Today, Isfahan is Iran's third largest city and its outskirts are as featureless and ordinary as those of any other. But in its ancient heart the glories of the reign of its principal designer and king, Shah Abbas the Great, still shine.
And, if Isfahan is half the world, then a large proportion of this exquisite world can be seen from the Qeysarieh tea house terrace. The terrace is at one end of the third largest public square in the world – only Red and Tiananmen squares are larger. At the far end rise the minarets and domes of the Emam mosque with its turquoise and lapis tiles and swirling white calligraphy. To the left, two thirds of the length of one of the long sides of the rectangular Emam Khomeini Square or maidan, is another mosque, Sheikh Lotfollah with its pale gold dome wreathed in white floral designs and fringed with a band of more turquoise and lapis Isfahani tiles. Directly across from this masterpiece is the six-storeyed Ali Qapu palace where Safavid kings used to sit to watch polo games on the square below. Two of the original polo goal posts still stand near the Emam mosque.
The best time to brave the tea house stairs is late afternoon when the harsh sunlight softens and illuminates the domes and gleams on the soaring minarets. It is also the time when Isfahanis head for the maidan to sprawl on the lawns with picnics and ice creams and to pass around boxes of the local sweet gaz, nougat studded with pistachio nuts.
The tea house doesn't serve gaz but tea in glasses and a plate of delicately shaped pastries with sticky glazes. You can also order qaylan and fill the terrace with the aroma of orange, apple or rose-flavoured tobacco.
As the sun sets, the shadows deepen along the silhouette of the Zagros Mountains in the distance and the muezzin begins the haunting call to prayer: "Allah Akhbar ..." while the traffic continues to pour through the two gates still open to motorised traffic. Travelling at a more sedate pace nearby are horse-drawn carriages, their black hoods often sheltering courting couples or gaggles of small schoolgirls.
Tea houses have long been places to meet and gossip and this one is no exception. It's mostly travellers on the terrace – the locals such as the three smiling young Iranian army soldiers who briefly come out to admire the view, seem to prefer to sit inside.
A young Iranian man arrives. He imports tropical fruit to Iran. He tells me he's heard New Zealand is very beautiful, so green. I ask him who told him. "There's a guy in the bazaar who sells carpets who studied in Timaru," he says. Maybe Isfahan still is half the world.

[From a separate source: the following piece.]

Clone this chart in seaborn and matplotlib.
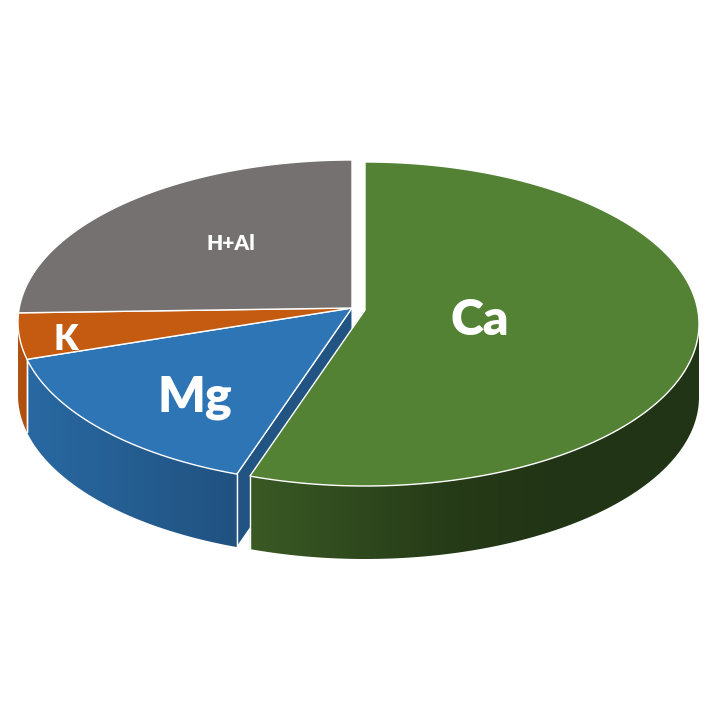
import numpy as np
import matplotlib
matplotlib.use("Agg")
import matplotlib.pyplot as plt
from matplotlib.patches import Polygon
import seaborn as sns

# ---- data ----
categories = ["Ca", "Mg", "K", "H+Al"]
values = [55.6, 15.7, 4.6, 24.1]
colors = ["#548235", "#2E75B6", "#C55A11", "#767171"]
exploded = [True, False, False, False]

# ---- style / layout ----
label_sizes = [36, 36, 25, 15]
label_frac = [0.35, 0.63, 0.86, 0.53]
label_dy = [-4, 13, 7, -10]

sns.set_theme(style="white")
plt.rcParams['font.family'] = ['Lato', 'DejaVu Sans']

fig = plt.figure(figsize=(7.22, 7.22), dpi=100)
ax = fig.add_axes([0, 0, 1, 1])

CX, CY, RX, RY = 352, 322, 334, 162
APEX_DY = -14
DEPTH = 73
EXPL = (13, 2)

fr = np.array(values) / sum(values)
ends = np.cumsum(fr) * 360
starts = np.concatenate([[0], ends[:-1]])


def rim(t, dx=0.0, dy=0.0):
    r = np.radians(t)
    return CX + dx + RX * np.sin(r), CY + dy - RY * np.cos(r)


def shade(x):
    return np.interp(x, [18, 240, 450, 560, 700], [0.90, 0.70, 0.45, 0.40, 0.40])


def rgb(c):
    return np.array(matplotlib.colors.to_rgb(c))


offs = [EXPL if e else (0.0, 0.0) for e in exploded]
n = len(values)

# 1. radial cut faces visible through an exploded gap
for i in range(n):
    dx, dy = offs[i]
    ax0, ay0 = CX + dx, CY + APEX_DY + dy
    for t, nrm, nb in [(starts[i], starts[i] - 90, (i - 1) % n), (ends[i], ends[i] + 90, (i + 1) % n)]:
        if not (exploded[nb] or exploded[i]):
            continue
        if np.cos(np.radians(nrm)) > -0.05:
            continue
        rx_, ry_ = rim(t, dx, dy)
        col = rgb(colors[i]) * 0.72
        ax.fill([ax0, rx_, rx_, ax0], [ay0, ry_, ry_ + DEPTH, ay0 + DEPTH],
                color=col, lw=0.8, ec='white', zorder=1)

# 2. outer side walls (front half) with a horizontal gradient
for i in range(n):
    dx, dy = offs[i]
    a = max(starts[i], 90)
    b = min(ends[i], 270)
    if b <= a:
        continue
    ts = np.linspace(a, b, 400)
    xs, ys = rim(ts, dx, dy)
    verts = np.column_stack([np.concatenate([xs, xs[::-1]]),
                             np.concatenate([ys, ys[::-1] + DEPTH])])
    patch = Polygon(verts, closed=True, fc='none', ec='none', transform=ax.transData)
    ax.add_patch(patch)
    x0, x1 = xs.min() - 2, xs.max() + 2
    y0, y1 = ys.min() - 2, ys.max() + DEPTH + 2
    gx = np.linspace(x0, x1, 300)
    img = np.clip(rgb(colors[i])[None, None, :] * shade(gx)[None, :, None], 0, 1)
    img = np.repeat(img, 2, axis=0)
    im = ax.imshow(img, extent=[x0, x1, y1, y0], aspect='auto',
                   interpolation='bilinear', zorder=2)
    im.set_clip_path(patch)
    for t in (a, b):
        if 90.5 < t < 269.5:
            x, y = rim(t, dx, dy)
            ax.plot([x, x], [y, y + DEPTH], color='white', lw=1.0, zorder=3)

# 3. top faces
for i in range(n):
    dx, dy = offs[i]
    ts = np.linspace(starts[i], ends[i], int((ends[i] - starts[i]) * 2) + 2)
    xs, ys = rim(ts, dx, dy)
    px = np.concatenate([[CX + dx], xs])
    py = np.concatenate([[CY + APEX_DY + dy], ys])
    ax.fill(px, py, color=colors[i], ec='white', lw=1.0, zorder=4)

# 4. labels
for i in range(n):
    dx, dy = offs[i]
    mid = (starts[i] + ends[i]) / 2
    rx_, ry_ = rim(mid, dx, dy)
    ax0, ay0 = CX + dx, CY + APEX_DY + dy
    f = label_frac[i]
    ax.text(ax0 + f * (rx_ - ax0), ay0 + f * (ry_ - ay0) + label_dy[i], categories[i],
            color='white', fontsize=label_sizes[i], fontweight='heavy',
            ha='center', va='center', zorder=5)

ax.set_xlim(0, 722)
ax.set_ylim(722, 0)
ax.axis('off')

fig.savefig("out.png", dpi=100, facecolor='white')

We find the ex-Timaru student later. He`d trained as a chef and asks me if I think it's fair that he was charged three or four times what a Kiwi student paid for the same course. I agree it seems exorbitant. We're discussing the time he spent working in Omarama as the lights of the covered bazaar come on illuminating windows crammed with the delicate brushwork of the miniature painters, the tiny knots of the silk carpets from the nearby religious centre of Qom and the blue and mint green arabesques on enamel sweet dishes and vases.

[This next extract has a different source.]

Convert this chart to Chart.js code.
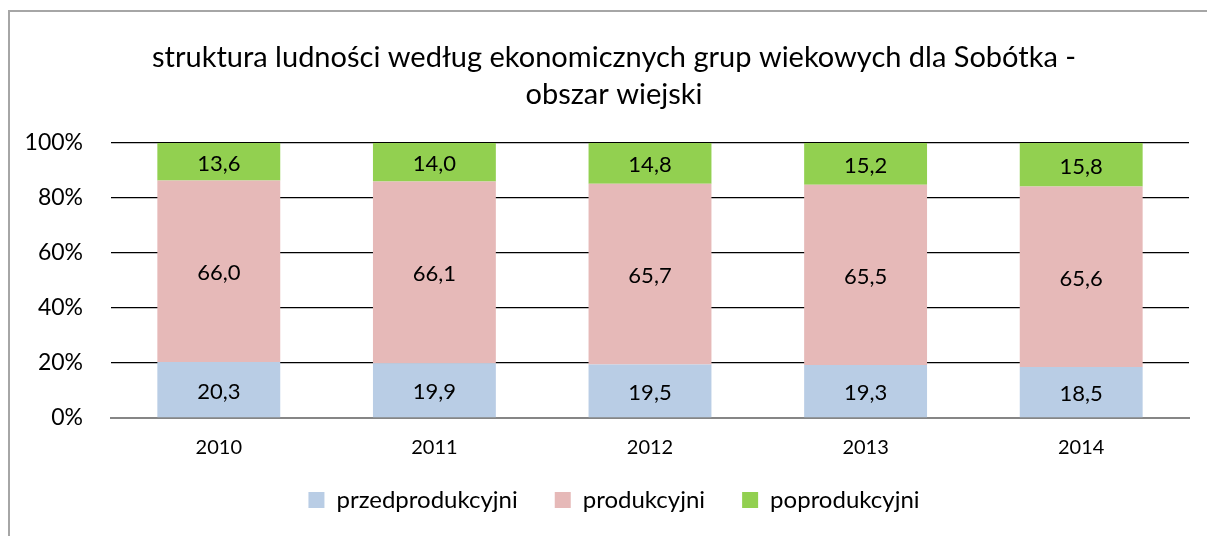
<!DOCTYPE html>
<html lang="pl">
<head>
<meta charset="utf-8">
<script src="https://cdn.jsdelivr.net/npm/chart.js@4.4.1/dist/chart.umd.min.js"></script>
<style>
    html, body { margin: 0; padding: 0; background: #ffffff; }
    #wrap { position: relative; width: 1207px; height: 536px; overflow: hidden; }
    #frame {
        position: absolute; left: 8px; top: 10px;
        width: 1220px; height: 560px;
        border: 2px solid #a6a6a6; box-sizing: border-box;
    }
    canvas { position: absolute; left: 0; top: 0; }
</style>
</head>
<body>
<div id="wrap">
    <div id="frame"></div>
    <canvas id="chart" width="1207" height="536"></canvas>
</div>
<script>
/* ==========================================================
   DATA
========================================================== */

const years = ["2010", "2011", "2012", "2013", "2014"];

const przedprodukcyjni = [20.3, 19.9, 19.5, 19.3, 18.5];
const produkcyjni = [66.0, 66.1, 65.7, 65.5, 65.6];
const poprodukcyjni = [13.6, 14.0, 14.8, 15.2, 15.8];

const yTicks = [0, 20, 40, 60, 80, 100];

const FONT = "Lato, 'Open Sans', sans-serif";

// 100% stacked: each year normalised to its own total
const totals = years.map((_, i) =>
    przedprodukcyjni[i] + produkcyjni[i] + poprodukcyjni[i]
);

const toShare = arr => arr.map((v, i) => v / totals[i] * 100);

// scale boxes are sized by hand, so let tick labels spill outside them
function fixedSize(prop, size) {
    return scale => {
        scale[prop] = size;
        scale._computeLabelArea = () => undefined;
    };
}

/* ==========================================================
   VALUE LABEL PLUGIN
========================================================== */

const valueLabels = {

    id: "valueLabels",

    afterDatasetsDraw(chart) {

        const { ctx } = chart;

        ctx.save();
        ctx.fillStyle = "#000000";
        ctx.font = "22px " + FONT;
        ctx.textAlign = "center";
        ctx.textBaseline = "middle";

        chart.data.datasets.forEach((ds, di) => {

            chart.getDatasetMeta(di).data.forEach((bar, i) => {

                const text = ds.raw[i].toFixed(1).replace(".", ",");
                const y = (bar.y + bar.base) / 2;

                ctx.fillText(text, bar.x, y + 2);

            });

        });

        ctx.restore();

    }

};

/* ==========================================================
   CHART
========================================================== */

new Chart(document.getElementById("chart"), {

    type: "bar",

    data: {

        labels: years,

        datasets: [
            {
                label: "przedprodukcyjni",
                raw: przedprodukcyjni,
                data: toShare(przedprodukcyjni),
                backgroundColor: "#b9cde5"
            },
            {
                label: "produkcyjni",
                raw: produkcyjni,
                data: toShare(produkcyjni),
                backgroundColor: "#e6b9b8"
            },
            {
                label: "poprodukcyjni",
                raw: poprodukcyjni,
                data: toShare(poprodukcyjni),
                backgroundColor: "#92d050"
            }
        ]

    },

    options: {

        responsive: false,
        animation: false,

        layout: {
            padding: { left: 39, right: 18, top: 0, bottom: 14 }
        },

        datasets: {
            bar: {
                categoryPercentage: 0.57,
                barPercentage: 1,
                borderWidth: 0
            }
        },

        scales: {

            x: {
                stacked: true,
                grid: { display: false, drawTicks: false },
                border: { display: true, color: "#868686", width: 2 },
                ticks: {
                    color: "#000000",
                    font: { family: FONT, size: 20 },
                    padding: 18
                },
                afterFit: fixedSize("height", 33)
            },

            y: {
                stacked: true,
                min: 0,
                max: 100,
                afterBuildTicks(scale) {
                    scale.ticks = yTicks.map(v => ({ value: v }));
                },
                grid: {
                    drawTicks: false,
                    lineWidth: 1.3,
                    color: ctx => ctx.tick && ctx.tick.value === 0 ? "#868686" : "#000000"
                },
                border: { display: false },
                ticks: {
                    color: "#000000",
                    font: { family: FONT, size: 23 },
                    padding: 28,
                    callback: v => v + "%"
                },
                afterFit: fixedSize("width", 72)
            }

        },

        plugins: {

            title: {
                display: true,
                text: [
                    "struktura ludności według ekonomicznych grup wiekowych dla Sobótka -",
                    "obszar wiejski"
                ],
                color: "#000000",
                font: { family: FONT, size: 29, weight: "normal", lineHeight: 1.276 },
                padding: { top: 39.5, bottom: 29.5 }
            },

            legend: {
                position: "bottom",
                labels: {
                    color: "#000000",
                    font: { family: FONT, size: 24 },
                    boxWidth: 16,
                    boxHeight: 16,
                    padding: 37
                }
            },

            tooltip: { enabled: false }

        }

    },

    plugins: [valueLabels]

});
</script>
</body>
</html>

At nightfall, it's the Zayandeh River and its 17th century bridges that draw me, along with hundreds of Isfahanis, to its banks. But this year there is not a drop of water in the river bed. I'm told that after months of drought the water has been diverted on to thirsty farmland.
But Si-o-Seh Pol – the bridge of 33 arches – still gracefully spans the cracked riverbed. Once a main thoroughfare into the city, the bridge is now for pedestrians only and is always thronged with people. Some cross by using the narrow ledge directly under the arches and above a sheer drop to the riverbed below. Each arch has a spotlight but some are in shadow due to broken bulbs. Lone figures or sometimes couples stand in the darkness staring out across the river, or into each other's eyes.

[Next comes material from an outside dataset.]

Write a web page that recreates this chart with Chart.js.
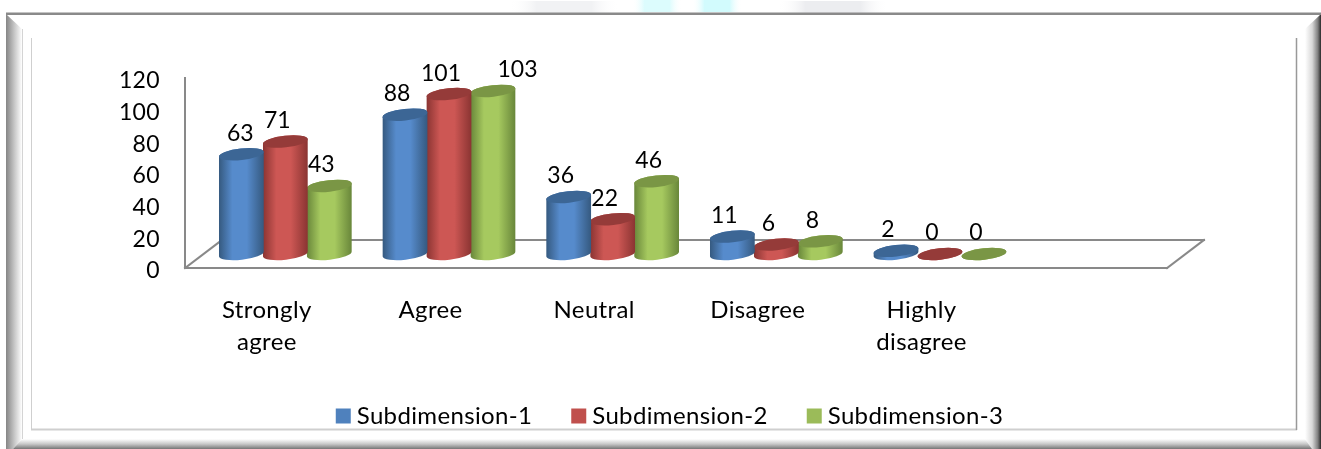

Downstream is the Khaju Bridge, a double-storeyed bridge that in the evenings is often home to singers. Under the arches just centimetres above the rushing water (when it flows) young men stand and sing. Their audience gathers around or perches on the bridge abutments while Persian love songs echo around the vaulted roof.
Carefully-tended gardens line both sides of the river. These too are popular with picnickers, lovers and groups of young men, who in their tight jeans, logo-emblazoned T-shirts and gelled hair seem to be taking little heed of a new official edict banning Western-influenced hairstyles and clothes.
There are fitness stations, too; equipment for toning abs, biceps and quads and step machines for cardio workouts. I watched as a woman in a full length all-enveloping black chador worked on her waistline. Chadors being just one vast piece of material with no ties take some looking after.
The exerciser was gripping hers with her teeth. Her girlfriend sat nearby, iPod earplugs in place and texting furiously.